(Task description): Quote from the first line below through the line that contains "ax = fig.add_axes([70/664, 74/387, 508/664, 253/387])", both included, and leave the pictures out.

(Available data):
-- start --

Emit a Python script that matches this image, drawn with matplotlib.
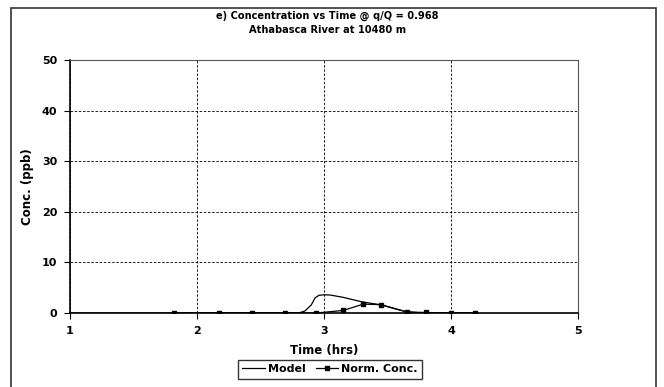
import numpy as np
import matplotlib.pyplot as plt
from matplotlib.patches import Rectangle

plt.rcParams['font.family'] = ['DejaVu Sans']
plt.rcParams['font.weight'] = 'bold'

# Model curve
model_t = [1.0, 2.80, 2.85, 2.90, 2.93, 2.96, 3.00, 3.05, 3.15, 3.30, 3.45, 3.55, 3.65, 3.75, 3.90, 4.20]
model_c = [0.0, 0.0, 0.4, 1.6, 3.0, 3.5, 3.6, 3.55, 3.1, 2.2, 1.6, 0.9, 0.25, 0.05, 0.0, 0.0]

# Normalised observed concentrations
obs_t = [1.82, 2.17, 2.43, 2.69, 2.94, 3.15, 3.31, 3.45, 3.65, 3.80, 4.00, 4.19]
obs_c = [0.0, 0.0, 0.0, 0.0, 0.0, 0.5, 1.75, 1.65, 0.2, 0.1, 0.0, 0.0]

fig = plt.figure(figsize=(6.64, 3.87), dpi=100)
ax = fig.add_axes([70/664, 74/387, 508/664, 253/387])

# frame around the whole chart (bottom runs off the image)
fig.patches.append(Rectangle((11/664, -0.05), 645/664, 1.04 - 4/387, transform=fig.transFigure,
                             fill=False, edgecolor='#333333', linewidth=1.2))

ax.plot(model_t, model_c, color='black', linewidth=0.9, label='Model')
ax.plot(obs_t, obs_c, color='black', linewidth=0.9, marker='s', markersize=3.5, label='Norm. Conc.')

ax.set_xlim(1, 5)
ax.set_ylim(0, 50)
ax.set_xticks([1, 2, 3, 4, 5])
ax.set_yticks([0, 10, 20, 30, 40, 50])
ax.grid(True, color='black', linestyle=(0, (3, 2)), linewidth=0.6)
ax.tick_params(labelsize=8, length=4, width=0.8, direction='out', pad=5)
for lab in ax.get_xticklabels() + ax.get_yticklabels():
    lab.set_fontweight('bold')

for s in ['top', 'right']:
    ax.spines[s].set_linestyle((0, (3, 1)))
    ax.spines[s].set_color('#555555')
    ax.spines[s].set_linewidth(0.8)
for s in ['left', 'bottom']:
    ax.spines[s].set_linewidth(1.2)

ax.set_xlabel('Time (hrs)', fontsize=8.5, fontweight='bold', labelpad=6)
ax.set_ylabel('Conc. (ppb)', fontsize=8.5, fontweight='bold', labelpad=6)
fig.text(0.493, 1 - 23/387, 'e) Concentration vs Time @ q/Q = 0.968\nAthabasca River at 10480 m',
         ha='center', va='center', fontsize=7.1, fontweight='bold', linespacing=1.45)

leg = ax.legend(loc='center', bbox_to_anchor=(0.512, -0.222), ncol=2, fontsize=8,
                frameon=True, fancybox=False, edgecolor='black', handlelength=2.0,
                handletextpad=0.3, columnspacing=0.9, borderpad=0.4, borderaxespad=0)
leg.get_frame().set_linewidth(1.0)
for t in leg.get_texts():
    t.set_fontweight('bold')

fig.savefig('out.png', dpi=100)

-- end --

(Exercise output):
Emit a Python script that matches this image, drawn with matplotlib.
import numpy as np
import matplotlib.pyplot as plt
from matplotlib.patches import Rectangle

plt.rcParams['font.family'] = ['DejaVu Sans']
plt.rcParams['font.weight'] = 'bold'

# Model curve
model_t = [1.0, 2.80, 2.85, 2.90, 2.93, 2.96, 3.00, 3.05, 3.15, 3.30, 3.45, 3.55, 3.65, 3.75, 3.90, 4.20]
model_c = [0.0, 0.0, 0.4, 1.6, 3.0, 3.5, 3.6, 3.55, 3.1, 2.2, 1.6, 0.9, 0.25, 0.05, 0.0, 0.0]

# Normalised observed concentrations
obs_t = [1.82, 2.17, 2.43, 2.69, 2.94, 3.15, 3.31, 3.45, 3.65, 3.80, 4.00, 4.19]
obs_c = [0.0, 0.0, 0.0, 0.0, 0.0, 0.5, 1.75, 1.65, 0.2, 0.1, 0.0, 0.0]

fig = plt.figure(figsize=(6.64, 3.87), dpi=100)
ax = fig.add_axes([70/664, 74/387, 508/664, 253/387])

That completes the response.